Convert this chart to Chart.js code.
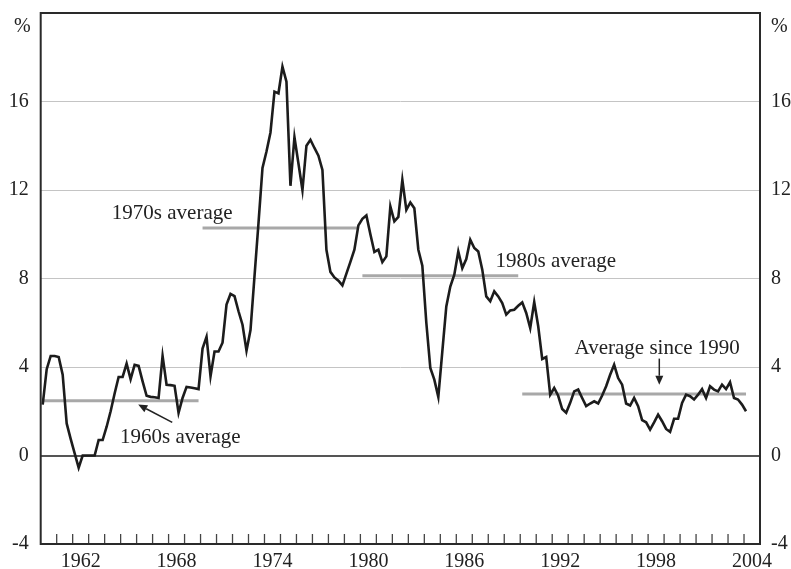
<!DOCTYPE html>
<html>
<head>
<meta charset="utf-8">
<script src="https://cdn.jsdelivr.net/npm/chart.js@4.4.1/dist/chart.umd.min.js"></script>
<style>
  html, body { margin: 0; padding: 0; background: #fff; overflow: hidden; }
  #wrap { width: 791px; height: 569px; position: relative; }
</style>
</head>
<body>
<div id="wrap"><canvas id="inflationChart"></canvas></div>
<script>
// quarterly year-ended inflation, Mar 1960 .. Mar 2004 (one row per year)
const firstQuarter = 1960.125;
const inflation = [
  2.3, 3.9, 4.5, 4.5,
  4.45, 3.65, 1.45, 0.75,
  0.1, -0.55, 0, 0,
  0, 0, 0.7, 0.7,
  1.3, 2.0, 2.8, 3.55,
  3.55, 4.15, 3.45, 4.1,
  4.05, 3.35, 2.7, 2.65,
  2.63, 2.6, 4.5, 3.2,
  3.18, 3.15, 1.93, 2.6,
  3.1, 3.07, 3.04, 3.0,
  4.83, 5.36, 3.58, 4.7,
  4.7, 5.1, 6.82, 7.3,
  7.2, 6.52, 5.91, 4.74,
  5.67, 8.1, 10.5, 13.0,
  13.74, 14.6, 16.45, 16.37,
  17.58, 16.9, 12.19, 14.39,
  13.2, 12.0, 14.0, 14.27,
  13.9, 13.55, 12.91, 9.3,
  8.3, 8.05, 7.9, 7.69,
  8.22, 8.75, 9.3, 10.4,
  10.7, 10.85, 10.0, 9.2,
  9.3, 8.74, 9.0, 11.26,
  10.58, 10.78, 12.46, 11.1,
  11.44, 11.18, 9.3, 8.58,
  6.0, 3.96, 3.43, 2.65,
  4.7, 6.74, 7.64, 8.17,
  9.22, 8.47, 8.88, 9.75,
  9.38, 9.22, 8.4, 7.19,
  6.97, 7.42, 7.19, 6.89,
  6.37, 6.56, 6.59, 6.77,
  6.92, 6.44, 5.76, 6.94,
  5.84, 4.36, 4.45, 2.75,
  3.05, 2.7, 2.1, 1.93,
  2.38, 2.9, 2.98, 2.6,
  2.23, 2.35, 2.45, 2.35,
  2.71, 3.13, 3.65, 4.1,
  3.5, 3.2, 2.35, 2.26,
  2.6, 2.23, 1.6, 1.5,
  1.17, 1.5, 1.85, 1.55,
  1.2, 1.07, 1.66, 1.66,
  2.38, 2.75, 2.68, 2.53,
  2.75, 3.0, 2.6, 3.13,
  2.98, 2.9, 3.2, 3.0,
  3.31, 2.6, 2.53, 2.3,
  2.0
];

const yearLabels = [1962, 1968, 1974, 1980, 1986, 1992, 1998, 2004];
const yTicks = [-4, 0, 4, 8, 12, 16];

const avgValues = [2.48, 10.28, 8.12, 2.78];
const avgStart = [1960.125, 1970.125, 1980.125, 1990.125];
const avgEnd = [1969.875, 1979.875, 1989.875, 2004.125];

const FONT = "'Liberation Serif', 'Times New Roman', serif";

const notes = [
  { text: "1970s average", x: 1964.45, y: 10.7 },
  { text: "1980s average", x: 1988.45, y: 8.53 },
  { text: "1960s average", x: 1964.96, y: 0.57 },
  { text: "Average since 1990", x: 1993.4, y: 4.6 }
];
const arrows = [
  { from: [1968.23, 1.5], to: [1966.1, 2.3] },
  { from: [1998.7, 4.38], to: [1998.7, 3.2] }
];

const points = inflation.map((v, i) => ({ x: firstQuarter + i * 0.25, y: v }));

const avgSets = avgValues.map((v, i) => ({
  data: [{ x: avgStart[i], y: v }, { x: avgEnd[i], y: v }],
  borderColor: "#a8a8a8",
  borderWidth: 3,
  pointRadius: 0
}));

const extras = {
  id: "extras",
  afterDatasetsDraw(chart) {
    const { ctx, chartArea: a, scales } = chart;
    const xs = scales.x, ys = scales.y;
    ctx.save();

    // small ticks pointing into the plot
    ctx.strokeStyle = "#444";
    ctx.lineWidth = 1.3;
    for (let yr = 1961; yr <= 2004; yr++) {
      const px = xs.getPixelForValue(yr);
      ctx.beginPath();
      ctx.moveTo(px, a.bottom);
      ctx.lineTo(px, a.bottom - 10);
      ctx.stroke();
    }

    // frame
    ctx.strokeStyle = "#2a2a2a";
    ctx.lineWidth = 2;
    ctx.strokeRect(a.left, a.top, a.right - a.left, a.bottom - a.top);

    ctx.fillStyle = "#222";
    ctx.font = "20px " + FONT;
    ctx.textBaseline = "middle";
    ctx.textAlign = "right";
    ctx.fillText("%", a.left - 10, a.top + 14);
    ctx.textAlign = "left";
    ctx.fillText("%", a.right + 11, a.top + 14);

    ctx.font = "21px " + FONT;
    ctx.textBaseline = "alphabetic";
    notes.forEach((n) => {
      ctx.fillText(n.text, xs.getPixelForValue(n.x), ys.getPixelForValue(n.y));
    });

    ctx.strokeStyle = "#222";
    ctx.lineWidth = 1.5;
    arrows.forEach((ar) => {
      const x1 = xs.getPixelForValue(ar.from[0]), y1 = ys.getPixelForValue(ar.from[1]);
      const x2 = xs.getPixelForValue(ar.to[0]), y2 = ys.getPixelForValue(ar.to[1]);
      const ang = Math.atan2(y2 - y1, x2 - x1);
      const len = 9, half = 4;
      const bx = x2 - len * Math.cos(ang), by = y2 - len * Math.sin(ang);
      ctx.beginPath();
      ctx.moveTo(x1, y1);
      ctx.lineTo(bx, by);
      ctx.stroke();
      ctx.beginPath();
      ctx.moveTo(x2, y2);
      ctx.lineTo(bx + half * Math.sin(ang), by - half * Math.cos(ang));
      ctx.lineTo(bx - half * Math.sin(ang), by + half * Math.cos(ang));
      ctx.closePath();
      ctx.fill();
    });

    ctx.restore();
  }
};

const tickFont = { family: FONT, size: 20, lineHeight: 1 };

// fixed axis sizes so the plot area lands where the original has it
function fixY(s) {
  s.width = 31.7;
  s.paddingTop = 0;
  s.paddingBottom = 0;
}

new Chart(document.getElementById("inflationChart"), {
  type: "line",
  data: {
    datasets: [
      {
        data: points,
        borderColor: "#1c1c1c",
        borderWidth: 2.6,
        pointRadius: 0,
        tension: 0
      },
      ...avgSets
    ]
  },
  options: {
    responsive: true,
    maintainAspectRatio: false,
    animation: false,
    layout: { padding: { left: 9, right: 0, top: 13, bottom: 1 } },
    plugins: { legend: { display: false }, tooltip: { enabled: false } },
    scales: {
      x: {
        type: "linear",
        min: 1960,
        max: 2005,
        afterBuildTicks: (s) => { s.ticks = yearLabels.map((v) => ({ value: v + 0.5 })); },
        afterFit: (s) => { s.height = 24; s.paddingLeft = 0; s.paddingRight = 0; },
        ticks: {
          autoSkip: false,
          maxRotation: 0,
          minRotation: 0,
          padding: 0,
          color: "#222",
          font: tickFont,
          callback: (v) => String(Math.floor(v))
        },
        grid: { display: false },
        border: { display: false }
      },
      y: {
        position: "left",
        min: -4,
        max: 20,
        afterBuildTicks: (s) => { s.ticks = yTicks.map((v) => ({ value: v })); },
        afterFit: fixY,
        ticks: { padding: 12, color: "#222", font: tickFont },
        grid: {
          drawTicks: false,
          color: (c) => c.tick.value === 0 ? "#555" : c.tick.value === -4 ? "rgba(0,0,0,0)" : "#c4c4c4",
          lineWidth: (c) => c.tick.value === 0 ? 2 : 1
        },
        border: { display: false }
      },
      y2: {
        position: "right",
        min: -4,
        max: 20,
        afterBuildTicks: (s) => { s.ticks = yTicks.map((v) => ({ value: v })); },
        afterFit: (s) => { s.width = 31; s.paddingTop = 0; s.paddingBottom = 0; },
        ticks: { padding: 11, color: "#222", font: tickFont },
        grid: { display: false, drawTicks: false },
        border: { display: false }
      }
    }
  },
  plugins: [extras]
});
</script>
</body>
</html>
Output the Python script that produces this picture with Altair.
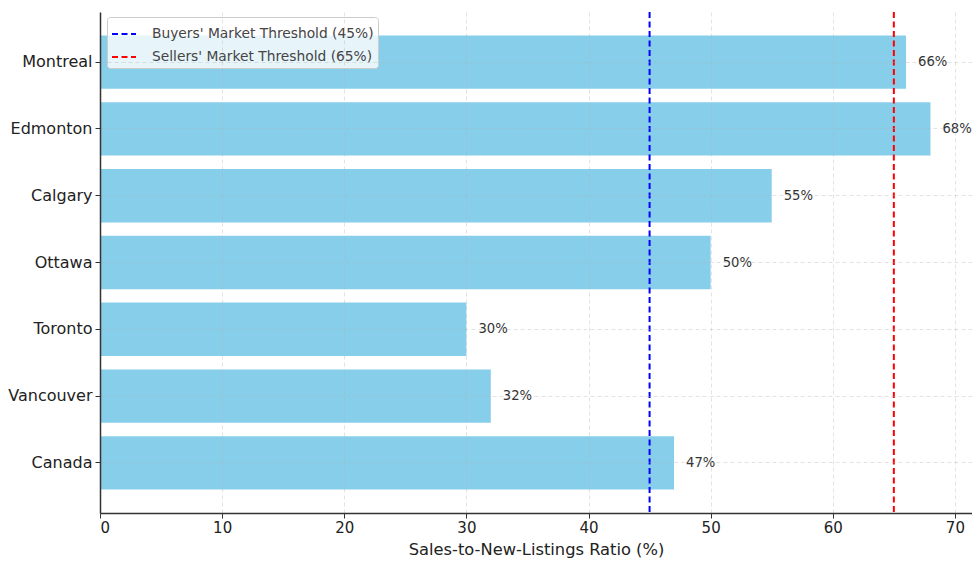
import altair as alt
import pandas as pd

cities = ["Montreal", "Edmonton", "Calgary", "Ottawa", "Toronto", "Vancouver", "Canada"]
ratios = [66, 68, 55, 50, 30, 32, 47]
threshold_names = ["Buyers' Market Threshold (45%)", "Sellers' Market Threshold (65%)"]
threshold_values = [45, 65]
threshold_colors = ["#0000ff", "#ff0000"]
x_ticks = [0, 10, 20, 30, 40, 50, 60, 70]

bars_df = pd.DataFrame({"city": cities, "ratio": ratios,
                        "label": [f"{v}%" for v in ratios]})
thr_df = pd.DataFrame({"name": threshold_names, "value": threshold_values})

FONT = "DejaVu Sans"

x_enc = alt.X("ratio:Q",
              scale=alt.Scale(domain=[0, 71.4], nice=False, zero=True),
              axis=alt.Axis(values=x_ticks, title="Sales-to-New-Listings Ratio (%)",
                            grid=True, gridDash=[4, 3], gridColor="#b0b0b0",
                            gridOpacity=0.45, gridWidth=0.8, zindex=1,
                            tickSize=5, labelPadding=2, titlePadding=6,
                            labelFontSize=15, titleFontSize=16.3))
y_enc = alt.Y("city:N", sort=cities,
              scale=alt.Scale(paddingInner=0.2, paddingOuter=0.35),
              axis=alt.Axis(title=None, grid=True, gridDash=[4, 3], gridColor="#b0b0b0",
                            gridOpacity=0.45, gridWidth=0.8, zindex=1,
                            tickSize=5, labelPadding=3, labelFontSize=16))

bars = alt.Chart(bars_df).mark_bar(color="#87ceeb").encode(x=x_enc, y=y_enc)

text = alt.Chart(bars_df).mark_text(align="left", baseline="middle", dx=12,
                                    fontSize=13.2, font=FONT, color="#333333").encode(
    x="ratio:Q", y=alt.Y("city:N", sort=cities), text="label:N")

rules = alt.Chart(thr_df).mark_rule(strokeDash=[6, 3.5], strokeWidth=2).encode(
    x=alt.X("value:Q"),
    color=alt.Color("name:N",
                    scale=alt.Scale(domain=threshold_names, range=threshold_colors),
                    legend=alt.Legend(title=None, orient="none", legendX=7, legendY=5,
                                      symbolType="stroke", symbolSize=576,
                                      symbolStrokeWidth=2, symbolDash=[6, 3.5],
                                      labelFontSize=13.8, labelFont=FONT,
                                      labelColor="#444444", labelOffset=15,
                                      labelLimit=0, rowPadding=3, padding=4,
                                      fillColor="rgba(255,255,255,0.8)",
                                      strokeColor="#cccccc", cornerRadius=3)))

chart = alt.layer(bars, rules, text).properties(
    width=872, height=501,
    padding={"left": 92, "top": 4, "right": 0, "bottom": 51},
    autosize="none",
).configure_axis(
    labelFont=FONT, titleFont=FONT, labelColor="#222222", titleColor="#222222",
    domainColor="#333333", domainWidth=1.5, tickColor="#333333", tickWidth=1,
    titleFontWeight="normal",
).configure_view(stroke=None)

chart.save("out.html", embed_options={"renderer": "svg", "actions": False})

┄┄┄┄┄┄┄┄┄┄

## DIRECTION
Scan the data for the word "this" and copy every line where it shows up.

## COMPLETED EXERCISE
Convert this chart to Chart.js code.
Output the Python script that produces this picture with Altair.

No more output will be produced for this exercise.